AKMHP Cumhurbaşkanı Erdoğan önceki gün Cuma namazını Çamlıca Camii’nde kılmış ve ardından yine mikrofonu yakalamış.
(Biz istesek verirler mi acaba? Ya da meselâ muhalefet partisinin lideri “ben de camide mikrofondan seçmenime veya halkıma hitap etmek istiyorum” dese vermek mi gerekir, caiz midir? Daha da önemlisi iktidar değişse ve meselâ CHP’li ya da DP’li cumhurbaşkanı mikrofon istese ne olur? Ne olmalıdır? Neyse.)
Erdoğan bu sefer kısa konuşmuş:
“Hocanın az önce okumuş olduğu Aşr-ı Şerif’te, küffara karşı şiddetli olmamızı Rabbim bizlere emrediyor. O bizler kim? Muhammed ümmeti. Dolayısıyla kendi aramızda da merhametli olmamızı bize emrediyor. Kendi aramızda merhametli olacağız. Küffara karşı da şiddetli olacağız. Suriye’de olduğu gibi.”
Okunan âyette “e şiddau alel küffari, ruhamau beynehum” deniyor. Yani mealen “Mü’minler kâfirlere karşı şiddetli, ama kendi aralarında merhametli ve yumuşak olurlar” deniyor.
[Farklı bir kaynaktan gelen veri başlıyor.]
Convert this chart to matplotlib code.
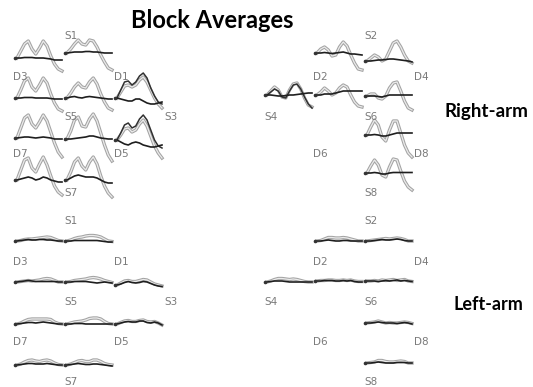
import matplotlib.pyplot as plt
import matplotlib.patheffects as pe
from matplotlib.transforms import offset_copy

W, H = 533, 387

# block window, seconds
time_s = [0, 2, 4, 6, 8, 10, 12, 14, 16, 18, 20, 22, 24]

# --- Right-arm block averages (HbO grey, HbR black) ---
right_hbo = [
    [0, 7, 14, 17, 9, 4, 10, 17, 12, 2, -6, -11, -13],
    [0, 4, 9, 13, 9, 8, 13, 12, 6, -2, -9, -15, -17],
    [0, 8, 17, 20, 11, 7, 13, 20, 15, 4, -5, -11, -13],
    [0, 5, 11, 15, 11, 10, 16, 20, 14, 4, -4, -10, -12],
    [0, 6, 12, 13, 11, 13, 18, 21, 16, 8, 0, -6, -10],
    [0, 10, 20, 23, 14, 10, 16, 23, 17, 6, -5, -14, -19],
    [0, 8, 19, 22, 13, 12, 20, 25, 18, 6, -6, -16, -22],
    [0, 5, 11, 12, 8, 10, 16, 20, 14, 4, -6, -13, -18],
    [0, 10, 20, 22, 12, 8, 16, 23, 15, 4, -6, -12, -15],
    [0, 8, 18, 22, 14, 10, 18, 23, 16, 4, -6, -13, -17],
    [0, 4, 6, 3, -3, -2, 6, 11, 7, -2, -10, -16, -17],
    [0, 3, 6, 4, 0, 2, 10, 18, 20, 14, 6, 0, -2],
    [0, 4, 8, 5, -2, -3, 5, 11, 12, 6, -3, -10, -12],
    [0, 3, 7, 4, 0, 2, 7, 10, 8, 0, -7, -11, -12],
    [0, 2, 2, -2, -3, 0, 8, 13, 14, 5, -5, -12, -14],
    [0, 8, 15, 10, -2, -6, 5, 14, 14, 2, -10, -18, -22],
    [0, 7, 13, 8, -2, -4, 6, 14, 13, 2, -8, -14, -17],
]
right_hbr = [
    [0, 0, 0.5, 0.5, 0.5, 0, 0, 0, -0.5, -1, -2, -2, -2],
    [0, 0.5, 1, 1, 1, 1.5, 1.5, 1, 1, 0.5, 0, 0, 0],
    [0, 0, 0.5, 0.5, 0.5, 0, 0, 0, 0, -0.5, -1, -1, -1],
    [0, 1, 1.5, 0.5, 0, 1, 1.5, 1, 0.5, 0, -0.5, -1, -1],
    [0, -1, -2, -3, -3, -1, -1, -3, -5, -6, -6, -5, -4],
    [0, 0.5, 1, 1, 0.5, 0, 0.5, 1, 0.5, 0, -1, -1, -1],
    [0, 0, 0.5, 1, 1.5, 2, 3, 3, 2, 1, 0.5, 0, 0],
    [0, -2, -4, -5, -3, -2, -3, -5, -6, -7, -7, -6, -5],
    [0, 1, 2, 3, 2, 0, 1, 3, 2, 0, -1, -2, -2],
    [0, 2, 4, 5, 4, 3, 3, 3, 2, 0, -2, -3, -3],
    [0, 0, 0.5, 0, -0.5, 0, 0.5, 1, 0, -1, -1, -1.5, -2],
    [0, 0, 0.5, 1, 1, 1.5, 2, 2, 1.5, 1, 0.5, 0, -1],
    [0, 0, -0.5, -1, -1, -0.5, 0, 0, 0.5, 1, 1.5, 2, 2],
    [0, 0, 1, 1, 1, 2, 3, 4, 4, 4, 4, 4, 4],
    [0, 0, 0, -0.5, -1, 0, 1, 1, 1, 1, 1, 1, 1],
    [0, 0, 0.5, 0, -1, -1, 0, 1, 2, 2, 2, 2, 2],
    [0, 0, 0.5, 0, -1, -1, 0, 0.5, 0.5, 0.5, 0.5, 0.5, 0.5],
]
# HbT where it separates from HbO
right_hbt = {
    4: [0, 8, 16, 17, 13, 16, 22, 25, 20, 10, 2, -4, -6],
    7: [0, 7, 15, 17, 12, 14, 21, 25, 20, 10, 0, -6, -8],
    12: [0, 3, 6, 4, -2, -3, 4, 10, 11, 6, -2, -9, -13],
}

# --- Left-arm block averages ---
left_hbo = [
    [0, 0.5, 1.5, 2, 2, 2.5, 3, 3.5, 4, 3.5, 2, 0.5, 0],
    [0, 1, 2.5, 3.5, 4, 5, 5.5, 5.5, 5, 4, 2, 0, -0.5],
    [0, 0.5, 1, 1.5, 1, 1.5, 2, 3, 3.5, 3, 1.5, 0, 0],
    [0, 0.5, 1.5, 2, 2.5, 3, 4, 4.5, 4, 3, 1.5, 0.5, -0.5],
    [0, 2, 4, 4.5, 3.5, 3.5, 4.5, 5.5, 5, 3, 1, 0, -1],
    [0, 1, 3, 4.5, 5, 5, 5, 5, 5, 4.5, 2, 0.5, 0],
    [0, 1, 2, 2.5, 3, 4, 5.5, 6, 6, 5, 2.5, 0.5, 0],
    [0, 1.5, 3, 3.5, 2.5, 2.5, 3.5, 4, 2.5, 2, 2.5, 1, -1],
    [0, 1, 3, 4.5, 5, 4, 3.5, 4.5, 5, 4, 2, 0.5, 0],
    [0, 1, 2.5, 4, 4.5, 3.5, 3.5, 5, 5, 3.5, 1.5, 0.5, 0],
    [0, 0.5, 2, 3.5, 3.5, 3, 3, 3.5, 3, 2, 1, 0, 0],
    [0, 0.5, 1, 1.5, 2, 2.5, 2, 2.5, 3, 2.5, 1.5, 0, 0],
    [0, 1, 2.5, 3.5, 3.5, 3, 2.5, 3, 2.5, 1.5, 0.5, 0, 0],
    [0, 0.5, 0.5, 1, 1, 0.5, 0.5, 1, 0.5, 1, 0, -0.5, -0.5],
    [0, 0, 0.5, 0, 1, 0.5, 1, 1.5, 0.5, 1, 1.5, 0, -0.5],
    [0, 0.5, 1, 2, 1, 0, 0.5, 0, 0, 0.5, 1, 0.5, -0.5],
    [0, 0.5, 1, 2.5, 2.5, 1.5, 1, 1, 1.5, 2, 1.5, 0, 0],
]
left_hbr = [
    [0, 0.5, 1, 1.5, 1, 1, 1.5, 1.5, 1, 1, 0.5, 0, 0],
    [0, 0, 0.5, 0.5, 0.5, 0.5, 0.5, 0.5, 0.5, 0, -0.5, -1, -1],
    [0, 0.5, 1, 1.5, 1, 0.5, 0.5, 0.5, 0.5, 0.5, 0.5, 0, 0],
    [0, 0, 0.5, 0.5, 0.5, 0.5, 0, -0.5, -1, -0.5, 0, -0.5, -1],
    [0, 1, 2.5, 3.5, 2.5, 2, 2.5, 3.5, 3, 1.5, 0, -1, -1.5],
    [0, 0.5, 1, 1.5, 1.5, 1, 1.5, 2, 1.5, 1, 0.5, 0, 0],
    [0, 0, 0.5, 0.5, 0.5, 0, 0, 0, 0, 0, 0, 0, 0],
    [0, 1, 2, 2.5, 2, 2, 3, 3, 1.5, 1, 2, 1, -1],
    [0, 0.5, 1, 1.5, 1.5, 1, 1, 1, 1.5, 1, 0.5, 0, 0],
    [0, 0.5, 1, 1.5, 1, 0.5, 0.5, 1, 1, 0.5, 0, -0.5, -1],
    [0, 0, 0.5, 1, 0.5, 0, 0, 0.5, 0.5, 0, 0, 0, 0],
    [0, 0, 0.5, 1, 1.5, 1, 1, 1.5, 2, 1.5, 0.5, 0, 0],
    [0, 0.5, 1, 1, 1, 0.5, 0, 0, 0, 0, 0, 0, 0],
    [0, 0, 0.5, 0.5, 0.5, 0, 0, 0.5, 0, 0.5, -0.5, -1, -1],
    [0, 0, 0, -0.5, 0, 0.5, 0, 0.5, 1, 0, 0.5, 0, -0.5],
    [0, 0, 0.5, 1, 0.5, 0, 0, 0, -0.5, 0, 0.5, 0, -1],
    [0, 0, 0.5, 1, 0.5, 0, 0, 0, 0.5, 0.5, 0.5, 0, 0],
]

# optode labels
optode_names = ['S1', 'D3', 'D1', 'S5', 'S3', 'D7', 'D5', 'S7',
                'S2', 'D2', 'D4', 'S4', 'S6', 'D6', 'D8', 'S8']

# layout in pixels: channel plot (left edge, baseline), label centres
chan_upper = [(17, 58), (67, 53), (17, 98), (67, 98), (117, 98),
              (17, 138), (67, 139), (117, 140), (17, 180), (67, 180),
              (317, 53), (367, 61), (267, 95), (317, 95), (367, 96),
              (367, 135), (367, 173)]
chan_lower = [(17, 241), (67, 241), (17, 282), (67, 282), (117, 285),
              (17, 324), (67, 324), (117, 324), (17, 365), (67, 365),
              (317, 241), (367, 241), (267, 282), (317, 281), (367, 281),
              (367, 323), (367, 363)]
label_cols = [71, 20, 121, 71, 171, 20, 121, 71,
              371, 320, 421, 271, 371, 320, 421, 371]
rows_upper = [36, 77, 77, 117, 117, 154, 154, 193]
rows_lower = [221, 262, 262, 302, 302, 342, 342, 382]

fig = plt.figure(figsize=(W / 100, H / 100), dpi=100)
fig.patch.set_facecolor('white')

grey_fx = [pe.Stroke(linewidth=2.4, foreground='#a3a3a3'), pe.Normal()]


def add_channel(x0, y0, hbo, hbr, hbt=None):
    ax = fig.add_axes([x0 / W, 1 - (y0 + 30) / H, 45 / W, 60 / H])
    ax.set_xlim(time_s[0], time_s[-1])
    ax.set_ylim(-30, 30)
    ax.axis('off')
    ax.plot(time_s, hbo, color='#ebebeb', lw=0.9, path_effects=grey_fx,
            clip_on=False, solid_joinstyle='round')
    if hbt is not None:
        ax.plot(time_s, hbt, color='#303030', lw=1.1, clip_on=False)
    ax.plot(time_s, hbr, color='#1e1e1e', lw=1.2, clip_on=False)
    # start marker just left of the trace
    tr = offset_copy(ax.transData, fig=fig, x=-2.5, y=0, units='dots')
    ax.plot(time_s[0], hbr[0], 'o', ms=1.6, color='#333333', transform=tr,
            clip_on=False)


for i, (x0, y0) in enumerate(chan_upper):
    add_channel(x0, y0, right_hbo[i], right_hbr[i], right_hbt.get(i))
for i, (x0, y0) in enumerate(chan_lower):
    add_channel(x0, y0, left_hbo[i], left_hbr[i])

rows_upper_all = rows_upper + rows_upper
rows_lower_all = rows_lower + rows_lower
for name, cx, ry1, ry2 in zip(optode_names, label_cols, rows_upper_all, rows_lower_all):
    for ry in (ry1, ry2):
        fig.text(cx / W, 1 - ry / H, name, ha='center', va='center',
                 fontsize=7.5, color='#7a7a7a', family='DejaVu Sans')

fig.text(212 / W, 1 - 20 / H, 'Block Averages', ha='center', va='center',
         fontsize=17, fontweight='bold', family='Lato')
fig.text(486 / W, 1 - 112 / H, 'Right-arm', ha='center', va='center',
         fontsize=13.5, fontweight='bold', family='Lato')
fig.text(488 / W, 1 - 304 / H, 'Left-arm', ha='center', va='center',
         fontsize=13, fontweight='bold', family='Lato')

fig.savefig('out.png', dpi=100, facecolor='white')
Bu âyetin kapsamındaki “kendi aralarında” kısmına kimlerin girdiği belli. Mü’minler arasında merhamet şart.
İnşallah bu emrin gereğini adaleti tesis etmeye çalışan “dindar” savcılar ve hâkimler de tatbik ederler.
Âyetin “kâfirlere karşı” kısmına gelince.
Kâfirler kimlerdir?
Kâfirlere karşı şiddetli olmanın bu çağdaki anlamı nedir?
Suriye’de kimler kâfir?
Devlete isyan eden dinden çıkıp kâfir olur mu?
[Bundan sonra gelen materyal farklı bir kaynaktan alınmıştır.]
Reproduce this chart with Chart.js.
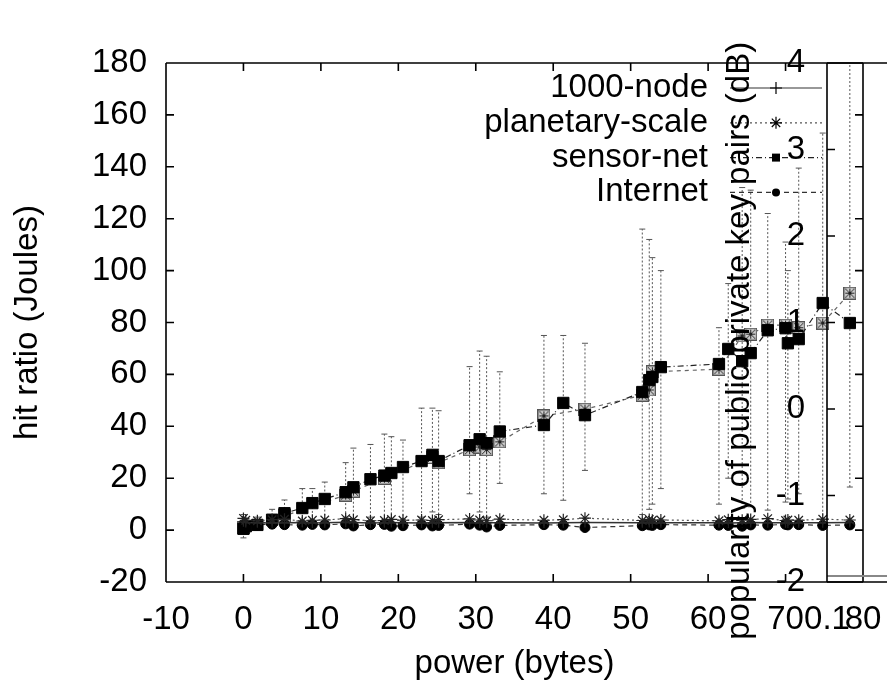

Kâfir devlete isyan eden de kâfir mi olur?
Birilerinin Müslüman dediği devlete kâfir devlet sıfatını yakıştıran da dinden çıkmış mı olur?
Bu zor sorular yerine başka sorular mı sormak lâzım?
Meselâ acaba bu çağda terör meselelerini kâfir kavramı yerine başka kavramlarla mı düşünmek lâzım?
Geçelim.
Erdoğan konuşmasının devamında şunları söylemiş:
“İnşallah Suriye’de Rabbim bizlere vadetti; ‘Nasrun minallahi ve fethun karib. Ve beşşiril mu’minin.’ Şu anda olduğunu gördük. Görüyoruz. Ve Allah’ın izniyle göreceğiz.”
“Yani Suriye’de biz Müslümanlar Kâfirlerle savaşıyoruz. Ve âyetin müjdelediği fetih kariptir, yakındır” demek istemiş.
“Acaba böyle midir?” diye yirmi otuz sene sonra hocalara sorsak ne derler?
“Bir garip fatih geldi geçti bu dünyadan” mı?